Our goal is to improve the way journalists report on government and thereby to increase public understanding of executive branch programs, priorities, and problems. We are interested in policy formation, but we are mainly committed to improving the way government implements policy and expends public resources.
We report on government, highlight the best journalism about government, and commission special reports about different challenges America faces, including ways to overcome them.
Preventive journalism is a guiding principle at Understanding Government. Preventive journalism is reporting that finds problems before they become crises. It is investigative journalism before the scandal breaks, before the levies break, before taxpayers’ money is wasted, before the public health and safety is threatened. It includes solutions and follow-on reporting to see which solutions are working and which are leading us further astray.

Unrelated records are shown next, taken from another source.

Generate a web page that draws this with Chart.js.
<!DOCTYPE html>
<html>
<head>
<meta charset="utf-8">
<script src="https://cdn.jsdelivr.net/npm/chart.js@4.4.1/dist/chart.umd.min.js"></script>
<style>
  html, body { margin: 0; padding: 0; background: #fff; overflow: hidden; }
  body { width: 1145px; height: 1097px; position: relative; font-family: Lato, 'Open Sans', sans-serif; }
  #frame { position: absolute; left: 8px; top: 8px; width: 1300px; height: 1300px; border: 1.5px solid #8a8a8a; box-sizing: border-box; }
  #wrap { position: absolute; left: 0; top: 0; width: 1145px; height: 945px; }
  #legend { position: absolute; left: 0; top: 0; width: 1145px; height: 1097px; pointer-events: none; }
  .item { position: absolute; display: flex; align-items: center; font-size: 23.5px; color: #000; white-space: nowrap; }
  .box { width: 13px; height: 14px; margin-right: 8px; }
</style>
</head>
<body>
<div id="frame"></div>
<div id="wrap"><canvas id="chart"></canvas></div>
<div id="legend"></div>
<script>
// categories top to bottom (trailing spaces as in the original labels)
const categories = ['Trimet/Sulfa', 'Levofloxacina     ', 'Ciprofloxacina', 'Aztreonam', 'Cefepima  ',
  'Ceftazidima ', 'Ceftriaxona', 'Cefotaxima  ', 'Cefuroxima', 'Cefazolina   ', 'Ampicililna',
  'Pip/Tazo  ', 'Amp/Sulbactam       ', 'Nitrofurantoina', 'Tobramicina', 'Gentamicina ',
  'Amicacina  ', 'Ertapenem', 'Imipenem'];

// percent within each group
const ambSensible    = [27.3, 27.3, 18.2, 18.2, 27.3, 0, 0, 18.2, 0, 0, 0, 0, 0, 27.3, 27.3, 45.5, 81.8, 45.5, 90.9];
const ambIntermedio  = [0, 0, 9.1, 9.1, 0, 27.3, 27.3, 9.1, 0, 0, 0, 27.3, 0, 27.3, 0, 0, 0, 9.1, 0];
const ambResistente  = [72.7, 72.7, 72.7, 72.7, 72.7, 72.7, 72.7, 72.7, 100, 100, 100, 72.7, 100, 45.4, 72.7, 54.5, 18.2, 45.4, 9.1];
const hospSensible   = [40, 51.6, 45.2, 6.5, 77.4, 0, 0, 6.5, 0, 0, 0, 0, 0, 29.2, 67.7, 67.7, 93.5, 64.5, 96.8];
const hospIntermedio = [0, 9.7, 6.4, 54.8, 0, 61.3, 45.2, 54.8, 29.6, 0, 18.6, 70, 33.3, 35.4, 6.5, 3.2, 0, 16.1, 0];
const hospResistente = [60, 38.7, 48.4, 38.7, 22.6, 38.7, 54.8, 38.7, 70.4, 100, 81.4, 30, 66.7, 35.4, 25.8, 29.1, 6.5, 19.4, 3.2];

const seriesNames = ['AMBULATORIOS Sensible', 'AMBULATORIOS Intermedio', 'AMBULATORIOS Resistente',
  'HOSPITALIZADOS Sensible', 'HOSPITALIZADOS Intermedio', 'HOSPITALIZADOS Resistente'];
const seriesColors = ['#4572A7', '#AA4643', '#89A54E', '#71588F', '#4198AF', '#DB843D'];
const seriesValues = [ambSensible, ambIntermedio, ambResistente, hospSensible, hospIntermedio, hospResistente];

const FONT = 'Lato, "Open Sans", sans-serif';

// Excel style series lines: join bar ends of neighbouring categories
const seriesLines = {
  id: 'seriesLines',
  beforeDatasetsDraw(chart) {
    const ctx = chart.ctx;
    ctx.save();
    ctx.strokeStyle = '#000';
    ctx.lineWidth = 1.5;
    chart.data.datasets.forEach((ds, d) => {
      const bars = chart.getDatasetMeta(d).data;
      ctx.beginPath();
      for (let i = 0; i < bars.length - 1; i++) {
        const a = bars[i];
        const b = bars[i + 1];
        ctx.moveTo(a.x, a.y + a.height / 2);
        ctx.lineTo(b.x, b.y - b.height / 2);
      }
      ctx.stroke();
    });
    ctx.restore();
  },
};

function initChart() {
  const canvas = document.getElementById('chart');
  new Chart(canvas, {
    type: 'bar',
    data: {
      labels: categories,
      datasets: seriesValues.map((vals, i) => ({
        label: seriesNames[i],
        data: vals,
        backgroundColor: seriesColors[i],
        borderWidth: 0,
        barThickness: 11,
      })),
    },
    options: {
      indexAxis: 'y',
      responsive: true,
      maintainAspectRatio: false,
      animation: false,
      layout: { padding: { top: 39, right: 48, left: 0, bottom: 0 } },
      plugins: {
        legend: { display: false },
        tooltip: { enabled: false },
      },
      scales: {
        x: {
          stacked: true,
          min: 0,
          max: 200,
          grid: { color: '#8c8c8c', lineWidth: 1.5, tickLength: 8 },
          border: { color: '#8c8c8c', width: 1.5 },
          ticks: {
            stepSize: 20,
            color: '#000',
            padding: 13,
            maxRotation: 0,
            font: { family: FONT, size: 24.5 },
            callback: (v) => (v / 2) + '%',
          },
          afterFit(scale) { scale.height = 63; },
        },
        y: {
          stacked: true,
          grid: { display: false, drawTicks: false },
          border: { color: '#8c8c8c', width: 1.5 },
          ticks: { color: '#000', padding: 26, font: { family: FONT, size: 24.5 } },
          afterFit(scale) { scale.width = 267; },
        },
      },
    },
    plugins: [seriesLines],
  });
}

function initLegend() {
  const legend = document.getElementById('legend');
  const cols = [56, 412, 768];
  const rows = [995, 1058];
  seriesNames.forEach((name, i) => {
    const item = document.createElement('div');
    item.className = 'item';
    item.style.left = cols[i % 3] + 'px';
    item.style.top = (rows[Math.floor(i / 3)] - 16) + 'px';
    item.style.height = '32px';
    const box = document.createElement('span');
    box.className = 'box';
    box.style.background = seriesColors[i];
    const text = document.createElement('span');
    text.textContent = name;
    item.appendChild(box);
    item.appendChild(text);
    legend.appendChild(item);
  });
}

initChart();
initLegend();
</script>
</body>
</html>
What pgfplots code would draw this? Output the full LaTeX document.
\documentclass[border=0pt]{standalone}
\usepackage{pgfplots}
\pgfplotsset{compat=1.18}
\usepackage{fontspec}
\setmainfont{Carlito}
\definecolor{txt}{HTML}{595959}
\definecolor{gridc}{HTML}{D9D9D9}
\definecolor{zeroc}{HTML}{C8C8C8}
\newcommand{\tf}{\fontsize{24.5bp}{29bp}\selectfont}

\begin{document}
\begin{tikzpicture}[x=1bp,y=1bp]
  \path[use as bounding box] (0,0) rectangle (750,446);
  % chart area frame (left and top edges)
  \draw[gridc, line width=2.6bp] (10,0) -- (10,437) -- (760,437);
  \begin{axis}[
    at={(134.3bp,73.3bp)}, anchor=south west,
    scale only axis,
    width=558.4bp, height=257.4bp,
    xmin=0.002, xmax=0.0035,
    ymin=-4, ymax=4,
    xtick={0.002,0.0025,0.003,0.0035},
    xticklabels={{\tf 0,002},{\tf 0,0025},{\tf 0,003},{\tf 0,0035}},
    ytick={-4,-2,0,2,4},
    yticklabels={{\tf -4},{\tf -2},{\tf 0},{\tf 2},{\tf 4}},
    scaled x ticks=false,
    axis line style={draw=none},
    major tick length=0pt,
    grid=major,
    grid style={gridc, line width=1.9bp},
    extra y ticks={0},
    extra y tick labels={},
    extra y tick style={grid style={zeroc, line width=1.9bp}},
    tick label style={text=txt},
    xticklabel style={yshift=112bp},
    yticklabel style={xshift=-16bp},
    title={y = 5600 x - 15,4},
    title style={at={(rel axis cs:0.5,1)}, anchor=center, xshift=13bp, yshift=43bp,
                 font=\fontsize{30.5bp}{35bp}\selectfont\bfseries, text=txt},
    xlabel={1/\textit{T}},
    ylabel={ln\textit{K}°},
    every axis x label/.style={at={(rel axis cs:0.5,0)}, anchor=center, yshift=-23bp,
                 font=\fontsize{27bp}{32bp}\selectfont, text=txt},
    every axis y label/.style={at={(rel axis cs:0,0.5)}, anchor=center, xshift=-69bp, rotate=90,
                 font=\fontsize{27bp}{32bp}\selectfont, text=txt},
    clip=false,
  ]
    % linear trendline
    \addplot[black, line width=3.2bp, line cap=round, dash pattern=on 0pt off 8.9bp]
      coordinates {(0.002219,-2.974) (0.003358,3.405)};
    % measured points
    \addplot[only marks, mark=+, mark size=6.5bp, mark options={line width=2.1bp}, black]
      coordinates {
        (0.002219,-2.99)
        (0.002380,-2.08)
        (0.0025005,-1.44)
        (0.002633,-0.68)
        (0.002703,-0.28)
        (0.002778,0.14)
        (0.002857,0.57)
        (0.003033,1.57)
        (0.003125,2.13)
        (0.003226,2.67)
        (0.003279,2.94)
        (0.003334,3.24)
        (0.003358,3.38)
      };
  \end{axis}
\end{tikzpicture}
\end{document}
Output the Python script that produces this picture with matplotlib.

The executive branch is where policy is supposed to be turned into action. Yet the public knows little about what happens there — about which agencies are doing useful work and which are wasting the public’s money and time. If the public gains better knowledge of the workings of the executive branch, it will take a more informed view about government and government accountability. Understanding Government is a nonprofit foundation dedicated to improving the performance of the executive branch by helping journalists do a better job of covering it. We raise funds from a variety of private sources in order to achieve this mission. These funds support the three major activities of the foundation:
1. Understanding Government’s website, a source for blogging and original reporting on the work of government and a forum for discussion and debate;
2. Commissioned reports from leading journalists on current issues of importance in politics and government affairs; and
3. Our Preventive Journalism program, which promotes reporting that brings attention to major national problems before they reach crisis stage, and includes analysis of proposed solutions.